この方の場合、日常の挨拶でキスする位の国なのだから、ボディタッチも普通に行われるものと勝手に思い込んでいたらしいが、それでもなぜ不快なことをされて最後までNOといえなかったのだろうか。 面と向かって相手を否定することを良しとはしない教育のせいで…と簡単に説明できるかもしれないが、一歩間違えば性犯罪の犠牲者となってしまうような場面で、それでもNOといえない―と言うのは、はっきりいって自己の安全管理の甘さとしかいいようがない。 繰り返しになるが、ぜひ状況をよく判断し、問題があるならばすぐ第三者に相談するなどの対策を迅速にとってほしい。

● お酒はほどほどに

 ユーロへの転換以降、物価上昇の一途をたどるスペイン、といわれながらも、まだまだ酒類の値段は日本に比べて随分安い。 バールやパブの軒数も非常に多く、日中からビール、ワインを安い値段で楽しむことができるというのは、酒好き人間にとってはこたえられない環境だ。 ここで飲酒の害を今更説明するでもないが、特に若い学生の方には、ぜひ飲み方には注意して下さい、と呼びかけている。

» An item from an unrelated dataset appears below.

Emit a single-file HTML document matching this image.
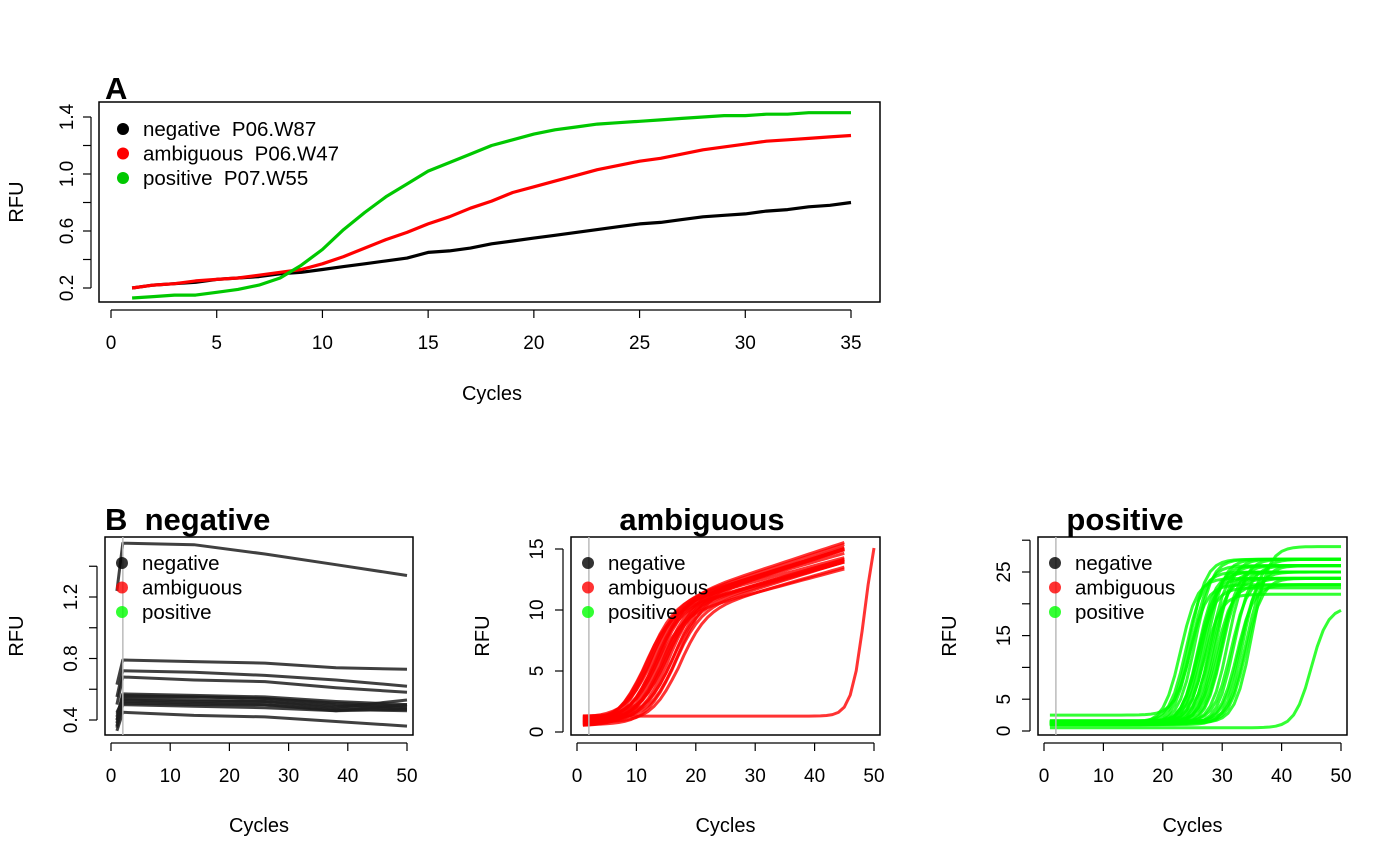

 チュピートと呼ばれるお猪口サイズのグラスのミニカクテルは、安くて飲みやすいというので、随分人気者なのだが、もちろんアルコール飲料であることに注意。 ジントニックやウィスキーコーラなどのロングドリンク類のアルコール配分量は日本のそれに比べて随分多い。 開放感と勢いに任せてどんどん飲んでいると大変な目に遭うことは目に見えているだろう。

 週末のフィエスタで飲みつけない酒をあおって急性アルコール中毒発症、倒れて救急車を呼ばれるはめになる、転んで顔面挫傷、歯医者に高額の治療代がかかった、酔っ払いの喧嘩に巻き込まれてボコられる―なんてのはまったくいい土産話にならないのだ。 くれぐれも気をつけて欲しい。

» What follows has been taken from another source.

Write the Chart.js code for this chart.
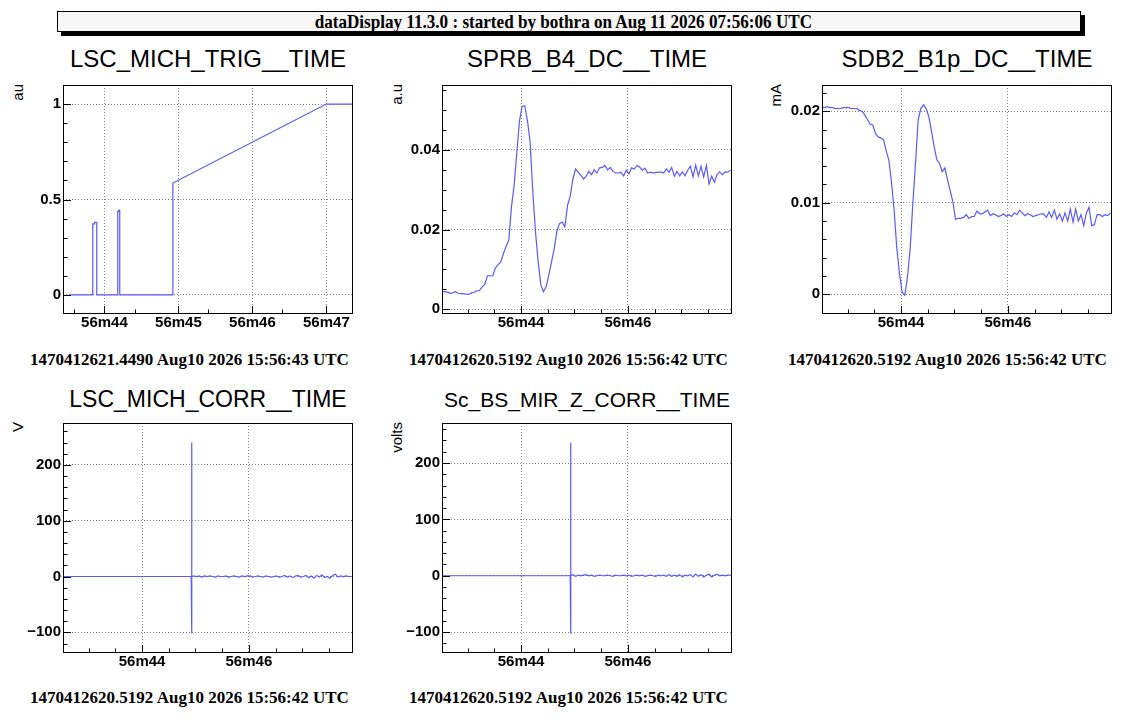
<!DOCTYPE html>
<html>
<head>
<meta charset="utf-8">
<script src="https://cdn.jsdelivr.net/npm/chart.js@4/dist/chart.umd.min.js"></script>
<style>
body { margin: 0; background: #fff; width: 1136px; height: 720px; position: relative; overflow: hidden; font-family: "Liberation Sans", Arial, sans-serif; }
#banner { position: absolute; left: 57px; top: 11px; width: 1022px; height: 19px; border: 1px solid #000; background: #f7f7f7;
          box-shadow: 4px 4px 0 #000; text-align: center; font: bold 19px "Liberation Serif", serif; line-height: 19px; }
#banner span { display: inline-block; transform: scaleX(0.9); white-space: nowrap; margin-left: -12px; }
.ptitle { position: absolute; width: 380px; margin-left: -190px; text-align: center; white-space: nowrap; }
.psub { position: absolute; width: 379px; text-align: center; font: bold 17px "Liberation Serif", serif; line-height: 17px; white-space: nowrap; }
.unit { position: absolute; width: 120px; text-align: right; font-size: 15px; line-height: 15px; white-space: nowrap;
        transform-origin: 0 0; transform: rotate(-90deg); }
canvas { position: absolute; }
</style>
</head>
<body>
<div id="banner"><span>dataDisplay 11.3.0 : started by bothra on Aug 11 2026 07:56:06 UTC</span></div>
<script>
// all times are seconds past 15:56 UTC
const sampleStart = 42.52;
const sampleStep = 0.05;

// LSC_MICH_TRIG: corner points of the trigger trace
const trigTimes  = [43.53, 43.842, 43.842, 43.868, 43.868, 43.896, 43.896, 44.180, 44.180, 44.195, 44.195, 44.207, 44.207, 44.925, 44.925, 47.0, 47.36];
const trigValues = [0, 0, 0.372, 0.372, 0.38, 0.38, 0, 0, 0.438, 0.438, 0.445, 0.445, 0, 0, 0.586, 1.0, 1.0];

// SPRB_B4_DC (a.u), one value per sample
const sprbValues = [
  0.0044, 0.0044, 0.0043, 0.0040, 0.0041, 0.0044, 0.0040, 0.0039, 0.0039, 0.0038,
  0.0037, 0.0041, 0.0042, 0.0046, 0.0047, 0.0056, 0.0062, 0.0084, 0.0084, 0.0084,
  0.0104, 0.0112, 0.0119, 0.0140, 0.0158, 0.0173, 0.0257, 0.0311, 0.0394, 0.0473,
  0.0509, 0.0511, 0.0473, 0.0419, 0.0294, 0.0194, 0.0119, 0.0061, 0.0044, 0.0057,
  0.0086, 0.0119, 0.0151, 0.0196, 0.0215, 0.0219, 0.0207, 0.0261, 0.0284, 0.0327,
  0.0352, 0.0344, 0.0336, 0.0327, 0.0334, 0.0346, 0.0338, 0.0350, 0.0342, 0.0355,
  0.0356, 0.0361, 0.0350, 0.0356, 0.0346, 0.0342, 0.0342, 0.0344, 0.0335, 0.0349,
  0.0340, 0.0355, 0.0352, 0.0361, 0.0357, 0.0349, 0.0354, 0.0342, 0.0344, 0.0342,
  0.0343, 0.0344, 0.0344, 0.0342, 0.0352, 0.0344, 0.0356, 0.0334, 0.0346, 0.0335,
  0.0345, 0.0335, 0.0349, 0.0359, 0.0332, 0.0362, 0.0335, 0.0359, 0.0332, 0.0361,
  0.0315, 0.0334, 0.0319, 0.0338, 0.0345, 0.0338, 0.0345, 0.0344, 0.0350
];

// SDB2_B1p_DC (mA)
const sdb2Values = [
  0.0204, 0.0204, 0.0205, 0.0204, 0.0204, 0.0203, 0.0203, 0.0203, 0.0204, 0.0204,
  0.0204, 0.0203, 0.0203, 0.0203, 0.0201, 0.0200, 0.0196, 0.0191, 0.0186, 0.0185,
  0.0176, 0.0172, 0.0171, 0.0169, 0.0157, 0.0147, 0.0123, 0.0092, 0.0050, 0.0023,
  0.0002, -0.0001, 0.0019, 0.0050, 0.0099, 0.0143, 0.0191, 0.0203, 0.0207, 0.0203,
  0.0194, 0.0178, 0.0161, 0.0147, 0.0143, 0.0134, 0.0138, 0.0125, 0.0113, 0.0101,
  0.0082, 0.0083, 0.0083, 0.0084, 0.0087, 0.0083, 0.0085, 0.0085, 0.0091, 0.0088,
  0.0088, 0.0090, 0.0092, 0.0086, 0.0088, 0.0087, 0.0085, 0.0086, 0.0088, 0.0085,
  0.0087, 0.0085, 0.0089, 0.0087, 0.0092, 0.0089, 0.0086, 0.0088, 0.0087, 0.0085,
  0.0086, 0.0087, 0.0088, 0.0088, 0.0084, 0.0090, 0.0084, 0.0092, 0.0082, 0.0088,
  0.0080, 0.0089, 0.0080, 0.0093, 0.0079, 0.0093, 0.0080, 0.0087, 0.0075, 0.0089,
  0.0095, 0.0075, 0.0076, 0.0087, 0.0087, 0.0085, 0.0087, 0.0086, 0.0089
];

// LSC_MICH_CORR (V), flat until the kick
const michCorrValues = [
  0, 0, 0, 0, 0, 0, 0, 0, 0, 0,
  0, 0, 0, 0, 0, 0, 0, 0, 0, 0,
  0, 0, 0, 0, 0, 0, 0, 0, 0, 0,
  0, 0, 0, 0, 0, 0, 0, 0, 0, 0,
  0, 0, 0, 0, 0, 0, 0, 0, 0,
  1, 0, 1, -1, 1, 0, 1, 0, -1, 1,
  0, 0, 1, -1, 0, 1, 0, -1, 1, 0,
  1, 1, -1, 0, 1, 0, -1, 1, 0, -1,
  0, 1, -1, 0, 2, -1, 1, -2, 1, 2,
  -1, 0, 2, -2, 1, -3, 2, -1, 3, -2,
  0, -3, 2, 4, -1, 1, 0, 1, 0, 0
];

// Sc_BS_MIR_Z_CORR (volts)
const bsCorrValues = [
  0, 0, 0, 0, 0, 0, 0, 0, 0, 0,
  0, 0, 0, 0, 0, 0, 0, 0, 0, 0,
  0, 0, 0, 0, 0, 0, 0, 0, 0, 0,
  0, 0, 0, 0, 0, 0, 0, 0, 0, 0,
  0, 0, 0, 0, 0, 0, 0, 0, 0,
  2, -1, 1, 0, 1, 2, 0, 1, -1, 0,
  1, 0, 0, 1, 0, -1, 1, 0, 0, 1,
  0, 1, -1, 0, 1, 0, 1, -1, 0, 1,
  0, -1, 1, 0, 1, -1, 2, -1, 1, -1,
  2, -2, 1, 0, 2, -2, 3, -1, 2, -2,
  1, 3, -2, 1, 3, 0, 1, 0, 1, 1
];

// the single-sample kick in both CORR channels: [top, bottom]
const kickTime = 44.93;
const michCorrKick = [240, -102];
const bsCorrKick = [236, -103];

// tick labels
const trigXTicks = [44, 45, 46, 47];
const trigXLabels = ['56m44', '56m45', '56m46', '56m47'];
const wideXTicks = [44, 46];
const wideXLabels = ['56m44', '56m46'];
const trigYTicks = [0, 0.5, 1];
const trigYLabels = ['0', '0.5', '1'];
const sprbYTicks = [0, 0.02, 0.04];
const sprbYLabels = ['0', '0.02', '0.04'];
const sdb2YTicks = [0, 0.01, 0.02];
const sdb2YLabels = ['0', '0.01', '0.02'];
const corrYTicks = [-100, 0, 100, 200];
const corrYLabels = ['\u2212100', '0', '100', '200'];

const lineBlue = 'rgb(90, 90, 255)';
const tickFont = { family: '"Liberation Sans", Arial, sans-serif', size: 15, weight: 'bold' };

function steps(from, to, step) {
  const out = [];
  for (let v = from; v <= to + step / 2; v += step) out.push(+v.toFixed(6));
  return out;
}

function sampled(values) {
  return values.map((v, i) => ({ x: sampleStart + i * sampleStep, y: v }));
}

function withKick(values, kick) {
  const pts = sampled(values);
  const before = pts.filter(p => p.x < kickTime);
  const after = pts.filter(p => p.x >= kickTime);
  return before.concat([
    { x: kickTime, y: 0 }, { x: kickTime, y: kick[0] },
    { x: kickTime, y: kick[1] }, { x: kickTime, y: 0 }
  ], after);
}

// no label padding, so the plot box is exactly where the layout puts it
function noPad(s) {
  s.paddingTop = 0; s.paddingBottom = 0; s.paddingLeft = 0; s.paddingRight = 0;
}

// draws the ROOT style frame and the inward tick marks
const rootFrame = {
  id: 'rootFrame',
  afterDatasetsDraw(chart, args, opts) {
    const { ctx, chartArea: a, scales: { x, y } } = chart;
    ctx.save();
    ctx.strokeStyle = '#000';
    ctx.lineWidth = 1;
    ctx.beginPath();
    const xt = (list, len) => list.forEach(v => {
      if (v <= x.min || v >= x.max) return;
      const px = Math.round(x.getPixelForValue(v)) + 0.5;
      ctx.moveTo(px, a.bottom); ctx.lineTo(px, a.bottom - len);
    });
    const yt = (list, len) => list.forEach(v => {
      if (v <= y.min || v >= y.max) return;
      const py = Math.round(y.getPixelForValue(v)) + 0.5;
      ctx.moveTo(a.left, py); ctx.lineTo(a.left + len, py);
    });
    xt(opts.xMajor, 8); xt(opts.xMinor, 4.5);
    yt(opts.yMajor, 8); yt(opts.yMinor, 4.5);
    ctx.stroke();
    ctx.strokeRect(Math.round(a.left) + 0.5, Math.round(a.top) + 0.5,
                   Math.round(a.right - a.left) - 1, Math.round(a.bottom - a.top) - 1);
    ctx.restore();
  }
};

const panels = [
  { title: 'LSC_MICH_TRIG__TIME', titleSize: 24, unit: 'au', sub: '1470412621.4490 Aug10 2026 15:56:43 UTC',
    box: [63, 85, 353, 314], cell: 0, row: 0,
    data: trigTimes.map((t, i) => ({ x: t, y: trigValues[i] })),
    xMin: 43.44, xMax: 47.36, xTicks: trigXTicks, xLabels: trigXLabels, xMinor: [43.59, 44.41, 45.4, 46.4],
    yMin: -0.1, yMax: 1.1, yTicks: trigYTicks, yLabels: trigYLabels, yMinor: steps(-0.1, 1.1, 0.1) },
  { title: 'SPRB_B4_DC__TIME', titleSize: 24, unit: 'a.u', sub: '1470412620.5192 Aug10 2026 15:56:42 UTC',
    box: [442, 85, 732, 314], cell: 1, row: 0,
    data: sampled(sprbValues),
    xMin: 42.519, xMax: 47.95, xTicks: wideXTicks, xLabels: wideXLabels, xMinor: steps(42.5, 48, 0.5),
    yMin: -0.0012, yMax: 0.0563, yTicks: sprbYTicks, yLabels: sprbYLabels, yMinor: steps(-0.005, 0.06, 0.005) },
  { title: 'SDB2_B1p_DC__TIME', titleSize: 24, unit: 'mA', sub: '1470412620.5192 Aug10 2026 15:56:42 UTC',
    box: [822, 85, 1112, 314], cell: 2, row: 0,
    data: sampled(sdb2Values),
    xMin: 42.519, xMax: 47.95, xTicks: wideXTicks, xLabels: wideXLabels, xMinor: steps(42.5, 48, 0.5),
    yMin: -0.00215, yMax: 0.02287, yTicks: sdb2YTicks, yLabels: sdb2YLabels, yMinor: steps(-0.002, 0.024, 0.002) },
  { title: 'LSC_MICH_CORR__TIME', titleSize: 23, unit: 'V', sub: '1470412620.5192 Aug10 2026 15:56:42 UTC',
    box: [63, 423, 353, 653], cell: 0, row: 1,
    data: withKick(michCorrValues, michCorrKick),
    xMin: 42.519, xMax: 47.95, xTicks: wideXTicks, xLabels: wideXLabels, xMinor: steps(42.5, 48, 0.5),
    yMin: -137, yMax: 275, yTicks: corrYTicks, yLabels: corrYLabels, yMinor: steps(-140, 280, 20) },
  { title: 'Sc_BS_MIR_Z_CORR__TIME', titleSize: 21, unit: 'volts', sub: '1470412620.5192 Aug10 2026 15:56:42 UTC',
    box: [442, 423, 732, 653], cell: 1, row: 1,
    data: withKick(bsCorrValues, bsCorrKick),
    xMin: 42.519, xMax: 47.95, xTicks: wideXTicks, xLabels: wideXLabels, xMinor: steps(42.5, 48, 0.5),
    yMin: -137, yMax: 271, yTicks: corrYTicks, yLabels: corrYLabels, yMinor: steps(-140, 280, 20) }
];

const cellLeft = [0, 379, 758];
const titleBaseline = [67, 407];
const subTop = [351, 689];

panels.forEach(p => {
  const [l, t, r, b] = p.box;

  const title = document.createElement('div');
  title.className = 'ptitle';
  title.style.left = ((l + r) / 2) + 'px';
  title.style.fontSize = p.titleSize + 'px';
  title.style.lineHeight = p.titleSize + 'px';
  title.style.top = (titleBaseline[p.row] - 0.8465 * p.titleSize) + 'px';
  title.textContent = p.title;
  document.body.appendChild(title);

  const sub = document.createElement('div');
  sub.className = 'psub';
  sub.style.left = cellLeft[p.cell] + 'px';
  sub.style.top = subTop[p.row] + 'px';
  sub.textContent = p.sub;
  document.body.appendChild(sub);

  const unit = document.createElement('div');
  unit.className = 'unit';
  unit.style.left = (cellLeft[p.cell] + 10) + 'px';
  unit.style.top = (t - 1 + 120) + 'px';
  unit.textContent = p.unit;
  document.body.appendChild(unit);

  const cv = document.createElement('canvas');
  cv.width = (r - l) + 60;
  cv.height = (b - t) + 30;
  cv.style.left = (l - 55) + 'px';
  cv.style.top = (t - 5) + 'px';
  document.body.appendChild(cv);

  new Chart(cv.getContext('2d'), {
    type: 'line',
    data: {
      datasets: [{
        data: p.data,
        borderColor: lineBlue,
        borderWidth: 1.2,
        pointRadius: 0,
        fill: false,
        tension: 0
      }]
    },
    options: {
      responsive: false,
      animation: false,
      events: [],
      layout: { autoPadding: false, padding: { left: 0, top: 5, right: 5, bottom: 0 } },
      plugins: {
        legend: { display: false },
        tooltip: { enabled: false },
        rootFrame: { xMajor: p.xTicks, xMinor: p.xMinor, yMajor: p.yTicks, yMinor: p.yMinor }
      },
      scales: {
        x: {
          type: 'linear', min: p.xMin, max: p.xMax,
          afterBuildTicks: s => { s.ticks = p.xTicks.map(v => ({ value: v })); },
          afterFit: s => { s.height = 25; noPad(s); },
          ticks: { font: tickFont, color: '#000', padding: 0, maxRotation: 0, autoSkip: false,
                   callback: (v, i) => p.xLabels[i] },
          grid: { color: '#808080', lineWidth: 1, drawTicks: false },
          border: { display: false, dash: [1, 2] }
        },
        y: {
          type: 'linear', min: p.yMin, max: p.yMax,
          afterBuildTicks: s => { s.ticks = p.yTicks.map(v => ({ value: v })); },
          afterFit: s => { s.width = 55; noPad(s); },
          ticks: { font: tickFont, color: '#000', padding: 2, autoSkip: false,
                   callback: (v, i) => p.yLabels[i] },
          grid: { color: '#808080', lineWidth: 1, drawTicks: false },
          border: { display: false, dash: [1, 2] }
        }
      }
    },
    plugins: [rootFrame]
  });
});
</script>
</body>
</html>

 海外にいるのだから…というのではない。 どんな場所にいても自分の身の安全を管理するのは自分しかいないのだ。大使館が、警察が、学校が何かしら助けてくれるといっても、あなたの身代わりになることはできない。 海外での冒険チャレンジ、大いに結構!でも安全管理、状況判断はきちんとね!というのが、これから渡航される方にぜひお願いしたい老婆心の一言なのである。